> [DATA SECTION]
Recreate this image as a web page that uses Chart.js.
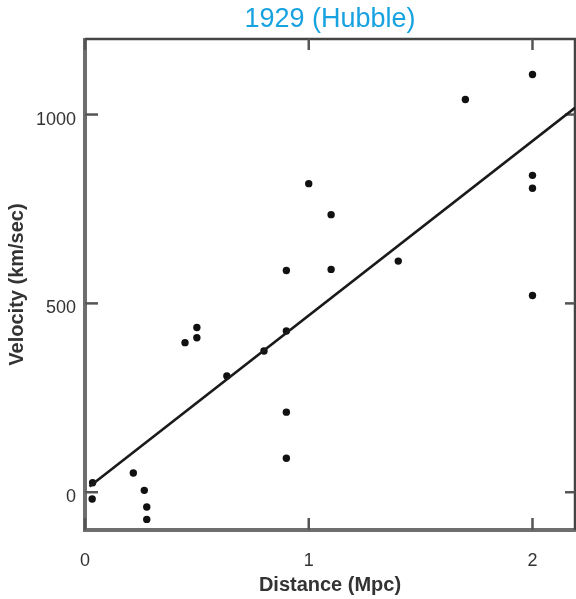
<!DOCTYPE html>
<html>
<head>
<meta charset="utf-8">
<script src="https://cdn.jsdelivr.net/npm/chart.js@4"></script>
<style>
  html, body { margin: 0; padding: 0; background: #fff; }
  #wrap { width: 576px; height: 599px; }
</style>
</head>
<body>
<div id="wrap"><canvas id="c" width="576" height="599"></canvas></div>
<script>
// ---- data ----
const distance = [0.034, 0.032, 0.216, 0.265, 0.276, 0.276, 0.447, 0.50, 0.50, 0.634, 0.80, 0.90, 0.90, 0.90, 0.90, 1.00, 1.10, 1.10, 1.40, 1.70, 2.00, 2.00, 2.00, 2.00];
const velocity = [25, -18, 51, 5, -39, -72, 396, 436, 409, 308, 374, 587, 427, 212, 90, 817, 735, 590, 612, 1040, 1106, 839, 805, 521];
const fitX = [0.02, 2.19];
const fitY = [15, 1018];
const xTicks = [0, 1, 2];
const yTicks = [0, 500, 1000];
const xRange = [0, 2.19];
const yRange = [-100, 1200];

const points = distance.map((d, i) => ({ x: d, y: velocity[i] }));
const fitLine = fitX.map((d, i) => ({ x: d, y: fitY[i] }));

const frame = {
  id: 'frame',
  beforeDatasetsDraw(chart) {
    const { ctx, chartArea: { left, right, top, bottom }, scales: { x, y } } = chart;
    const seg = (x1, y1, x2, y2) => { ctx.beginPath(); ctx.moveTo(x1, y1); ctx.lineTo(x2, y2); ctx.stroke(); };
    ctx.save();
    ctx.lineCap = 'butt';
    // left & bottom (thicker, lighter)
    ctx.strokeStyle = '#6e6e6e'; ctx.lineWidth = 4;
    seg(left, top - 1, left, bottom + 2);
    seg(left - 2, bottom, right + 1, bottom);
    // top & right (thinner, darker)
    ctx.strokeStyle = '#444'; ctx.lineWidth = 2.5;
    seg(left, top, right + 1, top);
    seg(right, top, right, bottom);
    // inward ticks
    ctx.strokeStyle = '#555'; ctx.lineWidth = 2.5;
    xTicks.forEach(v => {
      const px = x.getPixelForValue(v);
      seg(px, bottom, px, bottom - 12);
      seg(px, top, px, top + 11);
    });
    yTicks.forEach(v => {
      const py = y.getPixelForValue(v);
      seg(left, py, left + 13, py);
      seg(right, py, right - 10, py);
    });
    ctx.restore();
  }
};

const tickFont = { family: "'Liberation Sans', Arial, sans-serif", size: 18 };
const titleFont = { family: "'Liberation Sans', Arial, sans-serif", size: 20, weight: 'bold' };

new Chart(document.getElementById('c'), {
  type: 'scatter',
  data: {
    datasets: [
      {
        type: 'line',
        data: fitLine,
        borderColor: '#1a1a1a',
        borderWidth: 2.6,
        pointRadius: 0,
        fill: false,
        tension: 0
      },
      {
        data: points,
        backgroundColor: '#111',
        borderColor: '#111',
        pointRadius: 3.7,
        pointBorderWidth: 0
      }
    ]
  },
  options: {
    responsive: false,
    animation: false,
    devicePixelRatio: 1,
    layout: { autoPadding: false, padding: { left: 0, right: 1, top: 0, bottom: 0 } },
    plugins: {
      legend: { display: false },
      tooltip: { enabled: false },
      title: {
        display: true,
        fullSize: false,
        text: '1929 (Hubble)',
        color: '#17a2e0',
        font: { family: "'Liberation Sans', Arial, sans-serif", size: 27, weight: 'normal' },
        padding: { top: 3, bottom: 3.6 }
      }
    },
    scales: {
      x: {
        type: 'linear',
        min: xRange[0], max: xRange[1],
        grid: { display: false, drawTicks: false },
        border: { display: false },
        afterBuildTicks: s => { s.ticks = xTicks.map(v => ({ value: v })); },
        afterFit: s => { s.height = 69; },
        ticks: { color: '#333', font: tickFont, padding: 20, maxRotation: 0, autoSkip: false, callback: v => String(v) },
        title: { display: true, text: 'Distance (Mpc)', color: '#333', font: titleFont, padding: { top: 0, bottom: 2 } }
      },
      y: {
        type: 'linear',
        min: yRange[0], max: yRange[1],
        grid: { display: false, drawTicks: false },
        border: { display: false },
        afterBuildTicks: s => { s.ticks = yTicks.map(v => ({ value: v })); },
        afterFit: s => { s.width = 85; },
        ticks: { color: '#333', font: tickFont, padding: 9, labelOffset: 5, autoSkip: false, callback: v => String(v) },
        title: { display: true, text: 'Velocity (km/sec)', color: '#333', font: titleFont, padding: { top: 5, bottom: 0 } }
      }
    }
  },
  plugins: [frame]
});
</script>
</body>
</html>
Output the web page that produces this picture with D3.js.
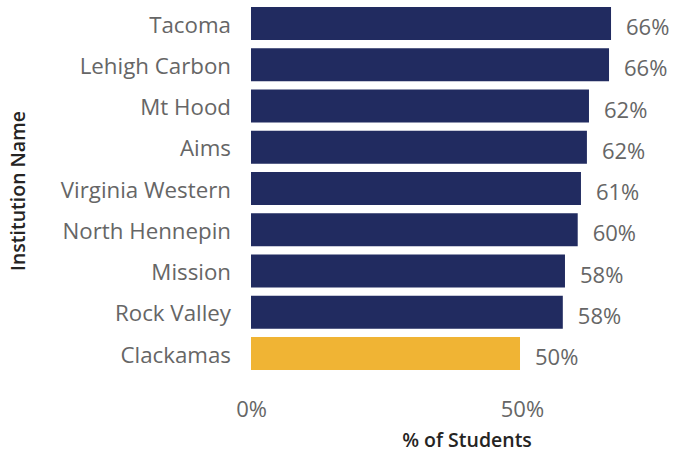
<!DOCTYPE html>
<html>
<head>
<meta charset="utf-8">
<script src="https://cdn.jsdelivr.net/npm/d3@7"></script>
<style>
  body { margin: 0; background: #fff; }
  text { font-family: "Open Sans", "Noto Sans", sans-serif; }
</style>
</head>
<body>
<div id="chart"></div>
<script>
const width = 673;
const height = 453;

// institutions top to bottom
const institutions = ['Tacoma', 'Lehigh Carbon', 'Mt Hood', 'Aims', 'Virginia Western',
    'North Hennepin', 'Mission', 'Rock Valley', 'Clackamas'];
const pctStudents = [0.6645, 0.6608, 0.6238, 0.620, 0.609, 0.603, 0.5795, 0.5755, 0.4965];
const highlight = 'Clackamas';
const xTicks = [0, 0.5];

const navy = '#212b60';
const gold = '#f0b434';
const labelGrey = '#666666';

const data = institutions.map((name, i) => ({ name: name, value: pctStudents[i] }));

const svg = d3.select('#chart').append('svg')
    .attr('width', width)
    .attr('height', height);

const x = d3.scaleLinear()
    .domain([0, 0.5])
    .range([251, 521.9]);

const y = d3.scaleBand()
    .domain(institutions)
    .range([2.875, 374.125])
    .paddingInner(0.2)
    .paddingOuter(0.1);

const fmt = d3.format('.0%');

// bars
svg.selectAll('.bar')
    .data(data)
    .enter()
    .append('rect')
    .attr('class', 'bar')
    .attr('x', x(0))
    .attr('y', d => y(d.name))
    .attr('width', d => x(d.value) - x(0))
    .attr('height', y.bandwidth())
    .attr('fill', d => d.name == highlight ? gold : navy);

// data labels
svg.selectAll('.val')
    .data(data)
    .enter()
    .append('text')
    .attr('class', 'val')
    .attr('x', d => x(d.value) + 15)
    .attr('y', d => y(d.name) + y.bandwidth() / 2 + 11.5)
    .attr('font-size', 22)
    .attr('fill', labelGrey)
    .text(d => fmt(d.value));

// category axis
const yAxis = svg.append('g')
    .attr('transform', 'translate(231,0)')
    .call(d3.axisLeft(y).tickSize(0).tickPadding(0));
yAxis.select('.domain').remove();
yAxis.selectAll('text')
    .attr('font-family', null)
    .attr('font-size', 22.3)
    .attr('fill', labelGrey)
    .attr('dy', 9);

// value axis
const xAxis = svg.append('g')
    .call(d3.axisBottom(x).tickValues(xTicks).tickFormat(fmt).tickSize(0).tickPadding(0));
xAxis.select('.domain').remove();
xAxis.selectAll('text')
    .attr('font-family', null)
    .attr('font-size', 22)
    .attr('fill', labelGrey)
    .attr('y', 417)
    .attr('dy', 0);

// axis titles
svg.append('text')
    .attr('x', 467)
    .attr('y', 447)
    .attr('text-anchor', 'middle')
    .attr('font-size', 19.5)
    .attr('font-weight', 600)
    .attr('fill', '#252423')
    .text('% of Students');

svg.append('text')
    .attr('transform', 'translate(25,191) rotate(-90)')
    .attr('text-anchor', 'middle')
    .attr('font-size', 19.5)
    .attr('font-weight', 600)
    .attr('fill', '#252423')
    .text('Institution Name');
</script>
</body>
</html>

> [INSTRUCTIONS TO FOLLOW]
Without including any pictures, print each record exactly.

> [COMPLETED EXERCISE]
Recreate this image as a web page that uses Chart.js.
<!DOCTYPE html>
<html>
<head>
<meta charset="utf-8">
<script src="https://cdn.jsdelivr.net/npm/chart.js@4"></script>
<style>
  html, body { margin: 0; padding: 0; background: #fff; }
  #wrap { width: 576px; height: 599px; }
</style>
</head>
<body>
<div id="wrap"><canvas id="c" width="576" height="599"></canvas></div>
<script>
// ---- data ----
const distance = [0.034, 0.032, 0.216, 0.265, 0.276, 0.276, 0.447, 0.50, 0.50, 0.634, 0.80, 0.90, 0.90, 0.90, 0.90, 1.00, 1.10, 1.10, 1.40, 1.70, 2.00, 2.00, 2.00, 2.00];
const velocity = [25, -18, 51, 5, -39, -72, 396, 436, 409, 308, 374, 587, 427, 212, 90, 817, 735, 590, 612, 1040, 1106, 839, 805, 521];
const fitX = [0.02, 2.19];
const fitY = [15, 1018];
const xTicks = [0, 1, 2];
const yTicks = [0, 500, 1000];
const xRange = [0, 2.19];
const yRange = [-100, 1200];

const points = distance.map((d, i) => ({ x: d, y: velocity[i] }));
const fitLine = fitX.map((d, i) => ({ x: d, y: fitY[i] }));

const frame = {
  id: 'frame',
  beforeDatasetsDraw(chart) {
    const { ctx, chartArea: { left, right, top, bottom }, scales: { x, y } } = chart;
    const seg = (x1, y1, x2, y2) => { ctx.beginPath(); ctx.moveTo(x1, y1); ctx.lineTo(x2, y2); ctx.stroke(); };
    ctx.save();
    ctx.lineCap = 'butt';
    // left & bottom (thicker, lighter)
    ctx.strokeStyle = '#6e6e6e'; ctx.lineWidth = 4;
    seg(left, top - 1, left, bottom + 2);
    seg(left - 2, bottom, right + 1, bottom);
    // top & right (thinner, darker)
    ctx.strokeStyle = '#444'; ctx.lineWidth = 2.5;
    seg(left, top, right + 1, top);
    seg(right, top, right, bottom);
    // inward ticks
    ctx.strokeStyle = '#555'; ctx.lineWidth = 2.5;
    xTicks.forEach(v => {
      const px = x.getPixelForValue(v);
      seg(px, bottom, px, bottom - 12);
      seg(px, top, px, top + 11);
    });
    yTicks.forEach(v => {
      const py = y.getPixelForValue(v);
      seg(left, py, left + 13, py);
      seg(right, py, right - 10, py);
    });
    ctx.restore();
  }
};

const tickFont = { family: "'Liberation Sans', Arial, sans-serif", size: 18 };
const titleFont = { family: "'Liberation Sans', Arial, sans-serif", size: 20, weight: 'bold' };

new Chart(document.getElementById('c'), {
  type: 'scatter',
  data: {
    datasets: [
      {
        type: 'line',
        data: fitLine,
        borderColor: '#1a1a1a',
        borderWidth: 2.6,
        pointRadius: 0,
        fill: false,
        tension: 0
      },
      {
        data: points,
        backgroundColor: '#111',
        borderColor: '#111',
        pointRadius: 3.7,
        pointBorderWidth: 0
      }
    ]
  },
  options: {
    responsive: false,
    animation: false,
    devicePixelRatio: 1,
    layout: { autoPadding: false, padding: { left: 0, right: 1, top: 0, bottom: 0 } },
    plugins: {
      legend: { display: false },
      tooltip: { enabled: false },
      title: {
        display: true,
        fullSize: false,
        text: '1929 (Hubble)',
        color: '#17a2e0',
        font: { family: "'Liberation Sans', Arial, sans-serif", size: 27, weight: 'normal' },
        padding: { top: 3, bottom: 3.6 }
      }
    },
    scales: {
      x: {
        type: 'linear',
        min: xRange[0], max: xRange[1],
        grid: { display: false, drawTicks: false },
        border: { display: false },
        afterBuildTicks: s => { s.ticks = xTicks.map(v => ({ value: v })); },
        afterFit: s => { s.height = 69; },
        ticks: { color: '#333', font: tickFont, padding: 20, maxRotation: 0, autoSkip: false, callback: v => String(v) },
        title: { display: true, text: 'Distance (Mpc)', color: '#333', font: titleFont, padding: { top: 0, bottom: 2 } }
      },
      y: {
        type: 'linear',
        min: yRange[0], max: yRange[1],
        grid: { display: false, drawTicks: false },
        border: { display: false },
        afterBuildTicks: s => { s.ticks = yTicks.map(v => ({ value: v })); },
        afterFit: s => { s.width = 85; },
        ticks: { color: '#333', font: tickFont, padding: 9, labelOffset: 5, autoSkip: false, callback: v => String(v) },
        title: { display: true, text: 'Velocity (km/sec)', color: '#333', font: titleFont, padding: { top: 5, bottom: 0 } }
      }
    }
  },
  plugins: [frame]
});
</script>
</body>
</html>
Output the web page that produces this picture with D3.js.
<!DOCTYPE html>
<html>
<head>
<meta charset="utf-8">
<script src="https://cdn.jsdelivr.net/npm/d3@7"></script>
<style>
  body { margin: 0; background: #fff; }
  text { font-family: "Open Sans", "Noto Sans", sans-serif; }
</style>
</head>
<body>
<div id="chart"></div>
<script>
const width = 673;
const height = 453;

// institutions top to bottom
const institutions = ['Tacoma', 'Lehigh Carbon', 'Mt Hood', 'Aims', 'Virginia Western',
    'North Hennepin', 'Mission', 'Rock Valley', 'Clackamas'];
const pctStudents = [0.6645, 0.6608, 0.6238, 0.620, 0.609, 0.603, 0.5795, 0.5755, 0.4965];
const highlight = 'Clackamas';
const xTicks = [0, 0.5];

const navy = '#212b60';
const gold = '#f0b434';
const labelGrey = '#666666';

const data = institutions.map((name, i) => ({ name: name, value: pctStudents[i] }));

const svg = d3.select('#chart').append('svg')
    .attr('width', width)
    .attr('height', height);

const x = d3.scaleLinear()
    .domain([0, 0.5])
    .range([251, 521.9]);

const y = d3.scaleBand()
    .domain(institutions)
    .range([2.875, 374.125])
    .paddingInner(0.2)
    .paddingOuter(0.1);

const fmt = d3.format('.0%');

// bars
svg.selectAll('.bar')
    .data(data)
    .enter()
    .append('rect')
    .attr('class', 'bar')
    .attr('x', x(0))
    .attr('y', d => y(d.name))
    .attr('width', d => x(d.value) - x(0))
    .attr('height', y.bandwidth())
    .attr('fill', d => d.name == highlight ? gold : navy);

// data labels
svg.selectAll('.val')
    .data(data)
    .enter()
    .append('text')
    .attr('class', 'val')
    .attr('x', d => x(d.value) + 15)
    .attr('y', d => y(d.name) + y.bandwidth() / 2 + 11.5)
    .attr('font-size', 22)
    .attr('fill', labelGrey)
    .text(d => fmt(d.value));

// category axis
const yAxis = svg.append('g')
    .attr('transform', 'translate(231,0)')
    .call(d3.axisLeft(y).tickSize(0).tickPadding(0));
yAxis.select('.domain').remove();
yAxis.selectAll('text')
    .attr('font-family', null)
    .attr('font-size', 22.3)
    .attr('fill', labelGrey)
    .attr('dy', 9);

// value axis
const xAxis = svg.append('g')
    .call(d3.axisBottom(x).tickValues(xTicks).tickFormat(fmt).tickSize(0).tickPadding(0));
xAxis.select('.domain').remove();
xAxis.selectAll('text')
    .attr('font-family', null)
    .attr('font-size', 22)
    .attr('fill', labelGrey)
    .attr('y', 417)
    .attr('dy', 0);

// axis titles
svg.append('text')
    .attr('x', 467)
    .attr('y', 447)
    .attr('text-anchor', 'middle')
    .attr('font-size', 19.5)
    .attr('font-weight', 600)
    .attr('fill', '#252423')
    .text('% of Students');

svg.append('text')
    .attr('transform', 'translate(25,191) rotate(-90)')
    .attr('text-anchor', 'middle')
    .attr('font-size', 19.5)
    .attr('font-weight', 600)
    .attr('fill', '#252423')
    .text('Institution Name');
</script>
</body>
</html>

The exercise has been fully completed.